Your questions about what to drink according to ayurveda

What are the benefits of warm water according to Ayurveda?

The tradition credits it with three main benefits: supporting the digestive fire, helping dissolve ama (the residue of incomplete digestion), and hydrating the body without cooling it down. As for the science, no "detox" effect has been demonstrated, but drinking warm water is risk-free and many people find real digestive comfort in the habit.

Should you drink warm water all day long?

The traditional practice is to sip warm or hot water in small amounts throughout the day, often kept in a thermos. It does not need to be scalding — lukewarm is enough. In summer, or for Pitta constitutions, water at room temperature or slightly cool — but never ice-cold — works just as well.

Why is ice-cold water discouraged?

Because cold contracts and slows digestion, which Ayurveda compares to a fire: a large glass of ice water during a meal "puts out" agni and encourages bloating and heaviness. It is the ice-cold drink that is discouraged, not the cool one — in summer, cool-but-not-icy is a good compromise.

Is coffee bad according to Ayurveda?

Not inherently, but it comes with conditions: heating, stimulating and drying, it suits Kapha best, ideally in the morning and never on an empty stomach. It tends to worsen Vata jitteriness and Pitta acidity.
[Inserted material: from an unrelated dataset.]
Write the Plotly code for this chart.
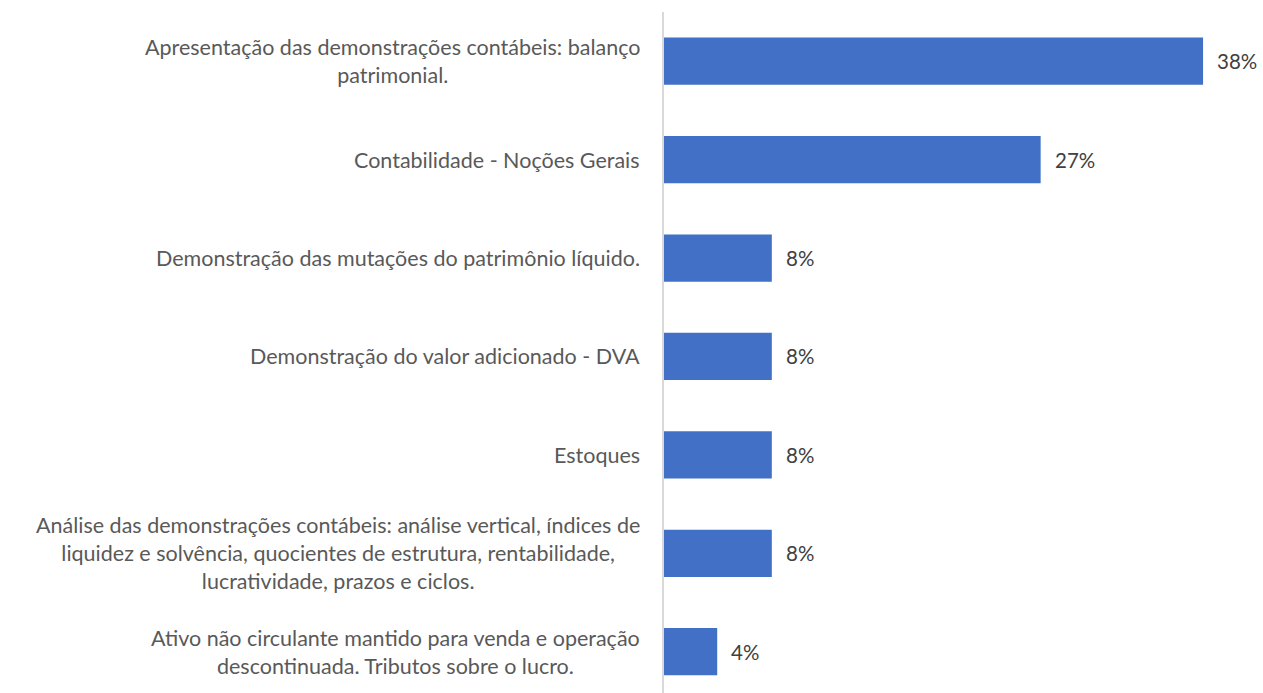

Softening it with cardamom or warm milk, and keeping to one or two cups before noon, is the classic compromise.

Can you drink tea during a meal?

A small cup of light tea or a warm infusion sipped during the meal is not a problem — it is actually the recommended habit, in place of a large glass of cold water. Avoid very strong or very astringent tea, though, as it can interfere with nutrient absorption, and keep most of your fluid intake for between meals.

What is the best drink in the evening for better sleep?

A warm, non-stimulating drink about an hour before bed: warm milk (dairy or plant-based) with mild spices like cardamom or nutmeg, or a fennel or chamomile infusion. Skip tea, coffee and alcohol in the evening — all three tend to degrade sleep quality, even when they seem to help you fall asleep faster.